╭──

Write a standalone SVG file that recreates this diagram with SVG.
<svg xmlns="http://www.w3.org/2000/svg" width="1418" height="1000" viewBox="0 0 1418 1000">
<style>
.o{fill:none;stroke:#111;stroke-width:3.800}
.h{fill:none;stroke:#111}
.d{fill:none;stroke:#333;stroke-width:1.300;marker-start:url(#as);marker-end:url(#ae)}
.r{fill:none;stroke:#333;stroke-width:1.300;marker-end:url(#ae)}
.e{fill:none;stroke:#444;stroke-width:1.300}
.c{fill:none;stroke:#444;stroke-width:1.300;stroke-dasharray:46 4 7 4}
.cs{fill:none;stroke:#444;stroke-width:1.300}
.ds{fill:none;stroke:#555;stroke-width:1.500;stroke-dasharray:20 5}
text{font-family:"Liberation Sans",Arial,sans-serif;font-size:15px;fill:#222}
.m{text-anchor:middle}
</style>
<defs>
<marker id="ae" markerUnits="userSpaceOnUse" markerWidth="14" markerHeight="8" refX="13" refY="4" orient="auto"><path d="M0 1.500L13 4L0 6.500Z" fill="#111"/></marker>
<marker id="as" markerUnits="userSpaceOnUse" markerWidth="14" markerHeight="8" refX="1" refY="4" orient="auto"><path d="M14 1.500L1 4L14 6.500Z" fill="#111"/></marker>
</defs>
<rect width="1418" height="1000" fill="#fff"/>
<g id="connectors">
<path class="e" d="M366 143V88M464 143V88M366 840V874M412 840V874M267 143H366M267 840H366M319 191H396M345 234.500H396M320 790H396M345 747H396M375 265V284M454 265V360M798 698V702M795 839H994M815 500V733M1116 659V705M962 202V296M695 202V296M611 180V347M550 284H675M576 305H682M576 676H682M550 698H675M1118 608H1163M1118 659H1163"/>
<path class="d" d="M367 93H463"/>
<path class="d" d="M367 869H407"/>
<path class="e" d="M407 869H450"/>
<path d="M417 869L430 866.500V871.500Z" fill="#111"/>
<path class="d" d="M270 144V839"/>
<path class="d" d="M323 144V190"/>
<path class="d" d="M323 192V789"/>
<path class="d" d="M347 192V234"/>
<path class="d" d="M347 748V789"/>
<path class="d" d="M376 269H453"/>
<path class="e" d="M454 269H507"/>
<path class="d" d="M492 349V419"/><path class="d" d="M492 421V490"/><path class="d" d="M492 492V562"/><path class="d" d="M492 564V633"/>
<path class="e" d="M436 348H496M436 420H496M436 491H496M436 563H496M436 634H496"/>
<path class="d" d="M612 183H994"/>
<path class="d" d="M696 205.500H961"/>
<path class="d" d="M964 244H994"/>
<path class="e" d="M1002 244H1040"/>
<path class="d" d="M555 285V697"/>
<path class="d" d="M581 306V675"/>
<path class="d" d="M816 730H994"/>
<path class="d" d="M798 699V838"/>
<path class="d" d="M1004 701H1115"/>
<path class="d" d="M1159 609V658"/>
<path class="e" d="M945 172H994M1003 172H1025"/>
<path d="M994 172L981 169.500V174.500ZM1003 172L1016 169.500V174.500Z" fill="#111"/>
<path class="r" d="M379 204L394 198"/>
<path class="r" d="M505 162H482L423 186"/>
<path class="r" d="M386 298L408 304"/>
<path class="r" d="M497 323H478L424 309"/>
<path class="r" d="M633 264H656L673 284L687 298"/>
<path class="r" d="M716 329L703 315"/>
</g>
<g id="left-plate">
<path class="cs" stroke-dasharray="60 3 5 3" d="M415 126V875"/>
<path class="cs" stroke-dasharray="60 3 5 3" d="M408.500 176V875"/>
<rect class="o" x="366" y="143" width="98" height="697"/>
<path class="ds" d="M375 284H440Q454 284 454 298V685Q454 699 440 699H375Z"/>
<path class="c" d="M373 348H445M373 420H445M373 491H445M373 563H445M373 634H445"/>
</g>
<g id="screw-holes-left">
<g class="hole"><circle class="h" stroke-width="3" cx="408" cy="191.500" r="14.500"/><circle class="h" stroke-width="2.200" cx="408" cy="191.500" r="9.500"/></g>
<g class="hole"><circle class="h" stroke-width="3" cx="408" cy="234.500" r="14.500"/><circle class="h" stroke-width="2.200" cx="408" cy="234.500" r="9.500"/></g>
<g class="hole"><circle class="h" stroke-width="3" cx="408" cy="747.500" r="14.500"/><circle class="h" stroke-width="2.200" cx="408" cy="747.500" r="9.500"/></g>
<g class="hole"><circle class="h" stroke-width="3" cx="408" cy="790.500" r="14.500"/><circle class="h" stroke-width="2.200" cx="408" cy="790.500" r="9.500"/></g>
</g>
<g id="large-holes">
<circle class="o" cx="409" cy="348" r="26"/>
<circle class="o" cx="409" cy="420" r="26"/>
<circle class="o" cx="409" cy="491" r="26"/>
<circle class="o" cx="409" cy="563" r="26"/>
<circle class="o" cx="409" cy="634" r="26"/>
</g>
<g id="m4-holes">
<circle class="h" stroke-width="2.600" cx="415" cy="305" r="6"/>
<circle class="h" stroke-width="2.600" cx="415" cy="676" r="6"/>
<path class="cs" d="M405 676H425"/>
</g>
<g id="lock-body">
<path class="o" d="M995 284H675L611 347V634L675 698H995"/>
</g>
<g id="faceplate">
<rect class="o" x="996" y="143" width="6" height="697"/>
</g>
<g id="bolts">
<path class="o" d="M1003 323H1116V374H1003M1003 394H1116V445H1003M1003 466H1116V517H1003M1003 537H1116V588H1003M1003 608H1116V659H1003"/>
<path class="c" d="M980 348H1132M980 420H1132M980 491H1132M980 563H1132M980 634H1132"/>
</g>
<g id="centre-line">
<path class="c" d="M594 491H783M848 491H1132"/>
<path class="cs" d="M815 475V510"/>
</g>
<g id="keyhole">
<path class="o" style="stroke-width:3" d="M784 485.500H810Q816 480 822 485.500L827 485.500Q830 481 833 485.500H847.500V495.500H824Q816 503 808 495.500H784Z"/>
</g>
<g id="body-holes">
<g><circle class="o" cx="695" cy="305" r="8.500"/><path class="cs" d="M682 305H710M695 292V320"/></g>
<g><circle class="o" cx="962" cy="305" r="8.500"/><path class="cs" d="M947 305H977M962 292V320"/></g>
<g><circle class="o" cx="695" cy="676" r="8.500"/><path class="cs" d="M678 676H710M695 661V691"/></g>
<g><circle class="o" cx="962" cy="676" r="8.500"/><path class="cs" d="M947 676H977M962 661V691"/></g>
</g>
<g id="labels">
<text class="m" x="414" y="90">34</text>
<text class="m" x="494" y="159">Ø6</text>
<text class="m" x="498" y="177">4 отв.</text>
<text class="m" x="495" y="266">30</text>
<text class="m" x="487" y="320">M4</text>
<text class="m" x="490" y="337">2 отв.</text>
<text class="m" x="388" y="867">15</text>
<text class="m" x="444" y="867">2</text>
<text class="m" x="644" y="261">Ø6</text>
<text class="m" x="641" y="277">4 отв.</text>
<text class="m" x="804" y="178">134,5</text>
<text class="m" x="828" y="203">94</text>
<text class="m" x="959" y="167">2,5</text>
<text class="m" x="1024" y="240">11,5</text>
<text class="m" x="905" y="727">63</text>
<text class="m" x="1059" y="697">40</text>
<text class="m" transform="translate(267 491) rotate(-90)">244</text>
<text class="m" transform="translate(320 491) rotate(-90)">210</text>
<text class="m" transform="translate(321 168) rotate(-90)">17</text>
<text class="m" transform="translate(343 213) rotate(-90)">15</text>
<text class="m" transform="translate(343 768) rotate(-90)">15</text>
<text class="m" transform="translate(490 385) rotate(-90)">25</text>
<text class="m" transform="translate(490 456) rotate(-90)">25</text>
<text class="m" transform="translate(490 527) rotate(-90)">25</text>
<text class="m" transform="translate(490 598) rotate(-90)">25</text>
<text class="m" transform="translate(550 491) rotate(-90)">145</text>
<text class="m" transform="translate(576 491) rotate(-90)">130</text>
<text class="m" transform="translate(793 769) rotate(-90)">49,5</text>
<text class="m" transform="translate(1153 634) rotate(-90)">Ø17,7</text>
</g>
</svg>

╰──
╭──

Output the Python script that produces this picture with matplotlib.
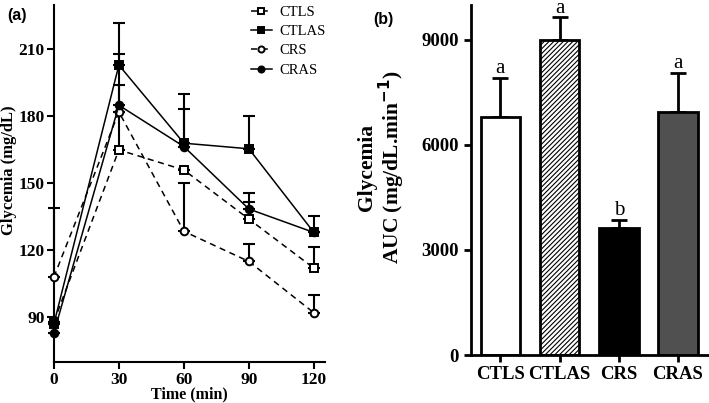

╰──

Problem » Tally the lines in the entries above that hold the word "this". Reply with nothing but that count.

Answer to the problem » 2